6. Phases of the Market by xanderhorwitz on GoAnimate
There are three phases of the market that you need to know to understand how markets move and work. The three phases of the market are congestion, breakout, then blow off. The first phase of the market is congestion. The market is in congestion more than 65% of the time. Congestion can be hard to identify and there is no clear cut way to spot it, it all has to do with the levels that you set within your own chart. We will see later how to identify congestion within a chart, but for this section let’s just go over definitions. Congestion happens when the market is trading between a level of support and resistance. Picture yourself in a room; if you put a balloon in the room it will continue to bounce up and down between the floor and ceiling until it finds a place to break out to either the upside or downside. In the case of the room, the floor is acting as support and the ceiling is acting as resistance. The only way the balloon with leave the room is if it finds a hole in either the ceiling or the floor. Let’s say that the balloon finds a hole in the ceiling. The balloon will leave the room (acting as congestion) and breakout to the upside.
Now we find ourselves in the second phase of the market, the breakout. The balloon has found a way out of the room and is breaking out to the upside. The balloon has left its level of congestion and is now moving upward. If we think of a chart, we can imagine that the chart has been trading between a level of support and resistance and is now moving in the upward direction past the level of resistance. Now we must let the chart trade and look to identify new levels of support and resistance to find our new level of congestion. Let’s say that after the balloon breaks out from the hole in the ceiling (resistance) that it has been traveling upward for quite some time after finding new levels of support and resistance. There is a point in every chart (or market) when the balloon will reach the third phase of the market which is a blow off. The balloon has been traveling upward for too long and will eventually pop and spiral downward.
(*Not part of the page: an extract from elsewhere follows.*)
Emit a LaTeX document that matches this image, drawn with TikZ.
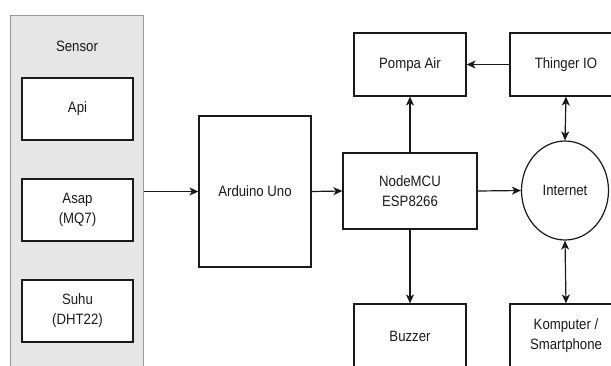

A blow off happens when the market finds a top which we call a major level of resistance and starts breaking down without a level of support in sight. We have all seen a balloon pop before and know that when it pops, all of the air starts to rapidly escape the balloon. The balloon will ultimately fall to the ground, but not before it has minor upswings with the air inside of it blowing in all different directions. When a market hits its top, it does not just go straight down as there will be some minor up movements. But if we look at a chart a couple weeks after a blow off, we will see that it bottoms out to a new floor just like the balloon would if we were to pop in mid-air. You now have learned about the three major market phases and how they work both figuratively and literally. We will show you how this actually works within a chart in a later section.